Войск в городе не оставалось – они все ушли с Арматом, и теперь единственной надеждой оставались готы Теодориха Косого. Но и тот понял, что ставка на Василиска ничего ему не даст. Рассказывают, что он даже приказал своим солдатам убить царя, но те не нашли его. Только теперь император понял, какую ошибку совершил. Первоначально Василиск попытался скрыться из города, но потом вернулся в храм Святой Софии, публично отрекся от своего «Энциклиона» и подписал «Антиэнциклион» в защиту Халкидона.

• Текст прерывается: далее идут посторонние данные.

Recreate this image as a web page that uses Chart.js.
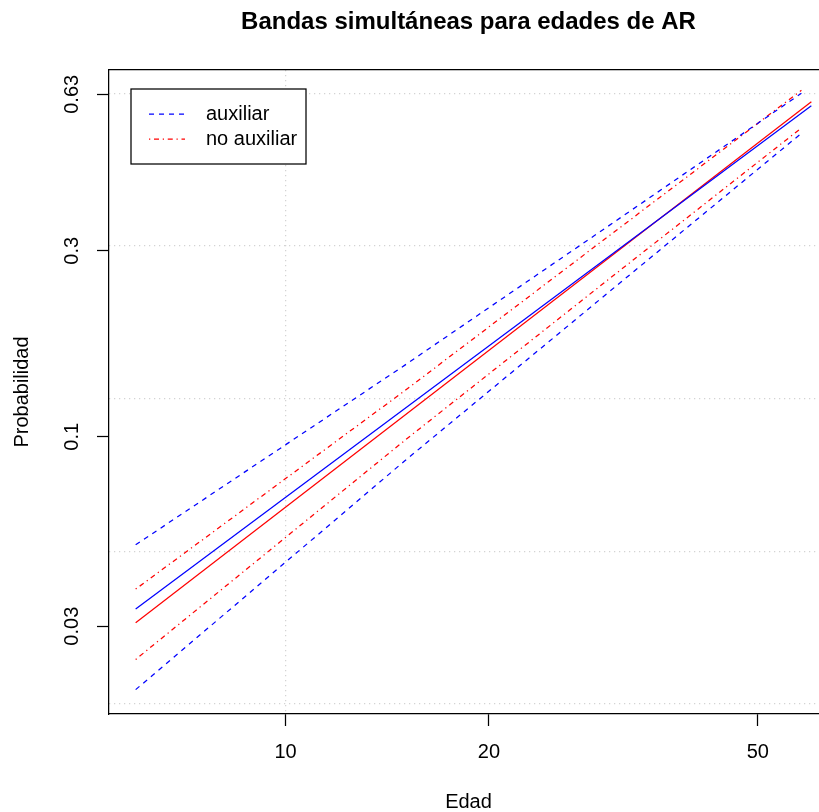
<!DOCTYPE html>
<html>
<head>
<meta charset="utf-8">
<script src="https://cdn.jsdelivr.net/npm/chart.js@4.4.1/dist/chart.umd.min.js"></script>
<style>
  html, body { margin: 0; padding: 0; background: #fff; overflow: hidden; }
  #wrap { width: 819px; height: 812px; overflow: hidden; }
  canvas { display: block; }
</style>
</head>
<body>
<div id="wrap"><canvas id="bandasChart" width="860" height="812"></canvas></div>
<script>
// Edades (años) y probabilidades
const edadesAjuste = [6, 60];
const edadesBanda = [6, 15, 30, 58];

const auxAjuste = [0.0335, 0.6025];
const auxInf = [0.0199, 0.0860, 0.2372, 0.5370];
const auxSup = [0.0506, 0.1549, 0.3420, 0.6324];

const noAuxAjuste = [0.0307, 0.6121];
const noAuxInf = [0.0242, 0.0977, 0.2553, 0.5495];
const noAuxSup = [0.0381, 0.1327, 0.3237, 0.6396];

const edadTicks = [10, 20, 50];
const probTicks = [0.03, 0.1, 0.3, 0.63];
const gridX = [10];
const gridY = [-4, -3, -2, -1, 0]; // en escala log(-log(1-p))

// ejes: log10(edad) y log(-log(1-p))
const tx = e => Math.log10(e);
const ty = p => Math.log(-Math.log(1 - p));
const puntos = (edades, probs) => edades.map((e, i) => ({ x: tx(e), y: ty(probs[i]) }));

const xMin = 0.7387, xMax = 1.8028;
const yMin = -4.0667, yMax = 0.1535;

const fam = "'Liberation Sans', Arial, Helvetica, sans-serif";
Chart.defaults.font.family = fam;
Chart.defaults.color = '#000';

const DASHED = [5, 5];
const DOTDASH = [1.25, 3.75, 5, 3.75];
const DOTTED = [1.25, 3.75];

const linea = (label, data, color, dash, leyenda) => ({
    label: label,
    data: data,
    borderColor: color,
    borderDash: dash,
    borderWidth: 1.25,
    pointRadius: 0,
    fill: false,
    leyenda: leyenda,
    xAxisID: 'x',
    yAxisID: 'y'
});

const datasets = [
    linea('auxiliar', puntos(edadesAjuste, auxAjuste), 'blue', [], false),
    linea('auxiliar', puntos(edadesBanda, auxSup), 'blue', DASHED, true),
    linea('auxiliar', puntos(edadesBanda, auxInf), 'blue', DASHED, false),
    linea('no auxiliar', puntos(edadesAjuste, noAuxAjuste), 'red', [], false),
    linea('no auxiliar', puntos(edadesBanda, noAuxSup), 'red', DOTDASH, true),
    linea('no auxiliar', puntos(edadesBanda, noAuxInf), 'red', DOTDASH, false)
];

// leyenda al estilo de R (caja blanca arriba a la izquierda)
const leyendaR = {
    id: 'leyendaR',
    afterDatasetsDraw(chart) {
        const { ctx, chartArea } = chart;
        const x0 = chartArea.left + 22, y0 = chartArea.top + 19;
        ctx.save();
        ctx.fillStyle = '#fff';
        ctx.fillRect(x0, y0, 175, 75);
        ctx.strokeStyle = '#000';
        ctx.lineWidth = 1.25;
        ctx.strokeRect(x0, y0, 175, 75);
        const entradas = chart.data.datasets.filter(d => d.leyenda);
        entradas.forEach((d, i) => {
            const y = y0 + 25 + i * 25;
            ctx.strokeStyle = d.borderColor;
            ctx.setLineDash(d.borderDash);
            ctx.beginPath();
            ctx.moveTo(x0 + 18, y);
            ctx.lineTo(x0 + 54, y);
            ctx.stroke();
            ctx.setLineDash([]);
            ctx.fillStyle = '#000';
            ctx.font = '20px ' + fam;
            ctx.textBaseline = 'middle';
            ctx.fillText(d.label, x0 + 75, y);
        });
        ctx.restore();
    }
};

const soloBorde = (pos, min, max, fit) => ({
    type: 'linear', position: pos, min: min, max: max,
    ticks: { display: false },
    grid: { display: false },
    border: { display: true, color: '#000', width: 1.25 },
    afterFit: fit
});

const ctx = document.getElementById('bandasChart').getContext('2d');
const bandasChart = new Chart(ctx, {
    type: 'line',
    data: { datasets: datasets },
    plugins: [leyendaR],
    options: {
        responsive: false,
        animation: false,
        devicePixelRatio: 1,
        layout: { padding: { left: 0, right: 32, top: 0, bottom: 0 } },
        plugins: {
            legend: { display: false },
            tooltip: { enabled: false },
            title: {
                display: true,
                text: 'Bandas simultáneas para edades de AR',
                fullSize: false,
                color: '#000',
                font: { size: 24, weight: 'bold', lineHeight: 1.2 },
                padding: { top: 7.6, bottom: 33.6 }
            }
        },
        scales: {
            x: {
                type: 'linear', position: 'bottom', min: xMin, max: xMax,
                afterBuildTicks: s => { s.ticks = edadTicks.map(e => ({ value: tx(e) })); },
                afterFit: s => { s.height = 98; },
                ticks: {
                    callback: (v, i) => String(edadTicks[i]),
                    font: { size: 20 }, padding: 14, maxRotation: 0, autoSkip: false
                },
                grid: { drawOnChartArea: false, tickLength: 12, tickColor: '#000', tickWidth: 1.25 },
                border: { display: true, color: '#000', width: 1.25 },
                title: { display: true, text: 'Edad', font: { size: 20, lineHeight: 1 }, padding: { top: 0, bottom: 0 } }
            },
            y: {
                type: 'linear', position: 'left', min: yMin, max: yMax,
                afterBuildTicks: s => { s.ticks = probTicks.map(p => ({ value: ty(p) })); },
                afterFit: s => { s.width = 109; },
                ticks: {
                    callback: (v, i) => String(probTicks[i]),
                    font: { size: 20 }, padding: 5, minRotation: 90, maxRotation: 90,
                    crossAlign: 'center', autoSkip: false
                },
                grid: { drawOnChartArea: false, tickLength: 12, tickColor: '#000', tickWidth: 1.25 },
                border: { display: true, color: '#000', width: 1.25 },
                title: { display: true, text: 'Probabilidad', font: { size: 20 }, padding: { top: 10, bottom: 0 } }
            },
            xGrid: {
                type: 'linear', position: 'bottom', min: xMin, max: xMax,
                afterBuildTicks: s => { s.ticks = gridX.map(e => ({ value: tx(e) })); },
                afterFit: s => { s.height = 0; },
                ticks: { display: false },
                grid: { drawOnChartArea: true, drawTicks: false, color: '#D3D3D3', lineWidth: 1.25 },
                border: { display: false, dash: DOTTED }
            },
            yGrid: {
                type: 'linear', position: 'left', min: yMin, max: yMax,
                afterBuildTicks: s => { s.ticks = gridY.map(v => ({ value: v })); },
                afterFit: s => { s.width = 0; },
                ticks: { display: false },
                grid: { drawOnChartArea: true, drawTicks: false, color: '#D3D3D3', lineWidth: 1.25 },
                border: { display: false, dash: DOTTED }
            },
            xTop: soloBorde('top', xMin, xMax, s => { s.height = 0; }),
            yRight: soloBorde('right', yMin, yMax, s => { s.width = 0; })
        }
    }
});
</script>
</body>
</html>
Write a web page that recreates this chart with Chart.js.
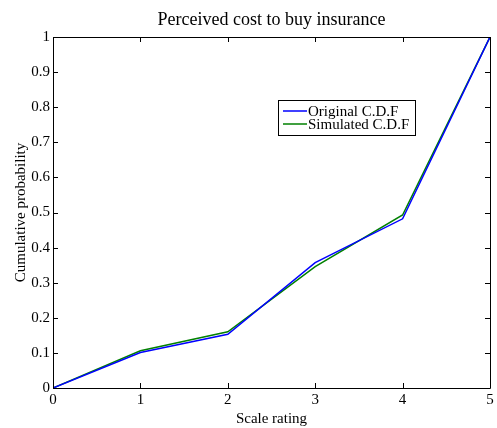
<!DOCTYPE html>
<html>
<head>
<meta charset="utf-8">
<script src="https://cdn.jsdelivr.net/npm/chart.js@4/dist/chart.umd.min.js"></script>
<style>
  html, body { margin: 0; padding: 0; background: #fff; }
  #wrap { width: 497px; height: 428px; }
</style>
</head>
<body>
<div id="wrap"><canvas id="c" width="497" height="428"></canvas></div>
<script>
// Scale ratings and cumulative probabilities
const ratings = [0, 1, 2, 3, 4, 5];
const originalCdf = [0, 0.101, 0.153, 0.357, 0.482, 1];
const simulatedCdf = [0, 0.106, 0.160, 0.346, 0.493, 1];
const xTickLabels = ['0', '1', '2', '3', '4', '5'];
const yTickLabels = ['0', '0.1', '0.2', '0.3', '0.4', '0.5', '0.6', '0.7', '0.8', '0.9', '1'];
const seriesNames = ['Original C.D.F', 'Simulated C.D.F'];
const titleText = 'Perceived cost to buy insurance';
const xTitle = 'Scale rating';
const yTitle = 'Cumulative probability';

const FONT = '"Liberation Serif", "Times New Roman", serif';

const toPoints = vals => ratings.map((r, i) => ({ x: r, y: vals[i] }));

// Boxed axes with inward ticks on all four sides, plus title and legend
const framePlugin = {
  id: 'frame',
  afterDraw(chart) {
    const { ctx, chartArea: a, scales } = chart;
    const xs = scales.x, ys = scales.y;
    const tl = 5;
    ctx.save();
    ctx.strokeStyle = '#000';
    ctx.lineWidth = 1;
    ctx.beginPath();
    ctx.rect(Math.round(a.left) + 0.5, Math.round(a.top) + 0.5,
             Math.round(a.right - a.left), Math.round(a.bottom - a.top));
    ctx.stroke();
    ctx.beginPath();
    xs.ticks.forEach(t => {
      const px = Math.round(xs.getPixelForValue(t.value)) + 0.5;
      ctx.moveTo(px, a.bottom); ctx.lineTo(px, a.bottom - tl);
      ctx.moveTo(px, a.top); ctx.lineTo(px, a.top + tl);
    });
    ys.ticks.forEach(t => {
      const py = Math.round(ys.getPixelForValue(t.value)) + 0.5;
      ctx.moveTo(a.left, py); ctx.lineTo(a.left + tl, py);
      ctx.moveTo(a.right, py); ctx.lineTo(a.right - tl, py);
    });
    ctx.stroke();

    // Title
    ctx.fillStyle = '#000';
    ctx.font = '18px ' + FONT;
    ctx.textAlign = 'center';
    ctx.textBaseline = 'middle';
    ctx.fillText(titleText, (a.left + a.right) / 2, 20);

    // Legend
    const lx = 278, ly = 100, lw = 137, lh = 35;
    ctx.fillStyle = '#fff';
    ctx.fillRect(lx, ly, lw, lh);
    ctx.strokeStyle = '#000';
    ctx.strokeRect(lx + 0.5, ly + 0.5, lw, lh);
    ctx.font = '15px ' + FONT;
    ctx.textAlign = 'left';
    chart.data.datasets.forEach((ds, i) => {
      const yy = ly + 11 + i * 13;
      ctx.strokeStyle = ds.borderColor;
      ctx.lineWidth = 1.5;
      ctx.beginPath();
      ctx.moveTo(lx + 5, yy); ctx.lineTo(lx + 29, yy);
      ctx.stroke();
      ctx.fillStyle = '#000';
      ctx.fillText(ds.label, lx + 30, yy + 1);
    });
    ctx.restore();
  }
};

new Chart(document.getElementById('c'), {
  type: 'line',
  data: {
    datasets: [
      { label: seriesNames[0], data: toPoints(originalCdf), borderColor: '#0000ff',
        borderWidth: 1.5, pointRadius: 0, tension: 0, fill: false },
      { label: seriesNames[1], data: toPoints(simulatedCdf), borderColor: '#008000',
        borderWidth: 1.5, pointRadius: 0, tension: 0, fill: false }
    ]
  },
  options: {
    responsive: false,
    animation: false,
    devicePixelRatio: 1,
    layout: { padding: { left: 0, right: 7, top: 37, bottom: 0 } },
    plugins: { legend: { display: false }, title: { display: false }, tooltip: { enabled: false } },
    scales: {
      x: {
        type: 'linear', min: 0, max: 5,
        grid: { display: false, drawTicks: false }, border: { display: false },
        ticks: { stepSize: 1, color: '#000', padding: 3, maxRotation: 0,
                 font: { family: FONT, size: 15 },
                 callback: (v, i) => xTickLabels[i] },
        title: { display: true, text: xTitle, color: '#000', padding: { top: 4, bottom: 0 },
                 font: { family: FONT, size: 15 } },
        afterFit: s => { s.height = 40; }
      },
      y: {
        type: 'linear', min: 0, max: 1,
        grid: { display: false, drawTicks: false }, border: { display: false },
        ticks: { stepSize: 0.1, color: '#000', padding: 3,
                 font: { family: FONT, size: 15 },
                 callback: (v, i) => yTickLabels[i] },
        title: { display: true, text: yTitle, color: '#000', padding: { top: 12, bottom: 0 },
                 font: { family: FONT, size: 15 } },
        afterFit: s => { s.width = 53; }
      }
    }
  },
  plugins: [framePlugin]
});
</script>
</body>
</html>
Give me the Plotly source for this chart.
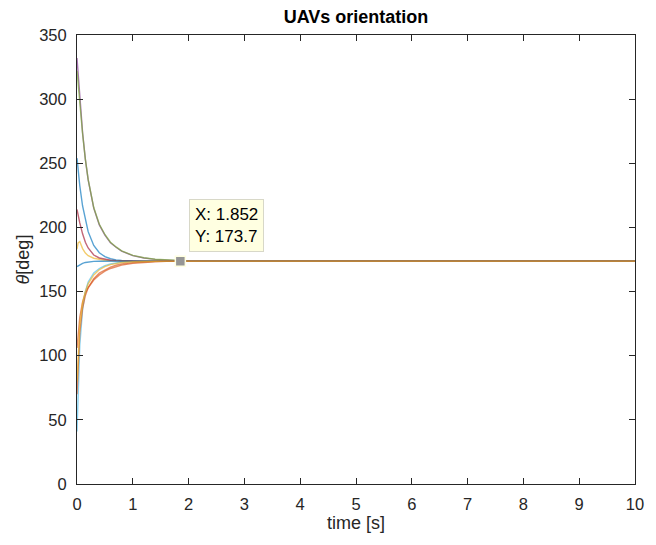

«Мы приказываем, – гласил текст документа, – чтобы апостольская и православная вера, которая издавна господствовала в кафолических Церквах с самого начала и до нашего царствования, господствует и при нашем царствовании и должна господствовать постоянно, та, в которой мы были крещены и в которую верим, единственно господствовала, неуязвимая и непоколебимая… Мы предписываем, чтобы и то, что было содеяно в наше царствование – будь то “Энциклион”, либо другие послания – ради веры или церковного порядка, не имело силы и прекратило действовать… Мы предписываем также возвратить богобоязнейшему и святейшему патриарху и архиепископу Акакию те епархии, правом рукоположения в которые обладает трон этого царствующего и славного города. Это божественное наше постановление, ни для кого не двусмысленное, имеет силу божественного указа»[1056].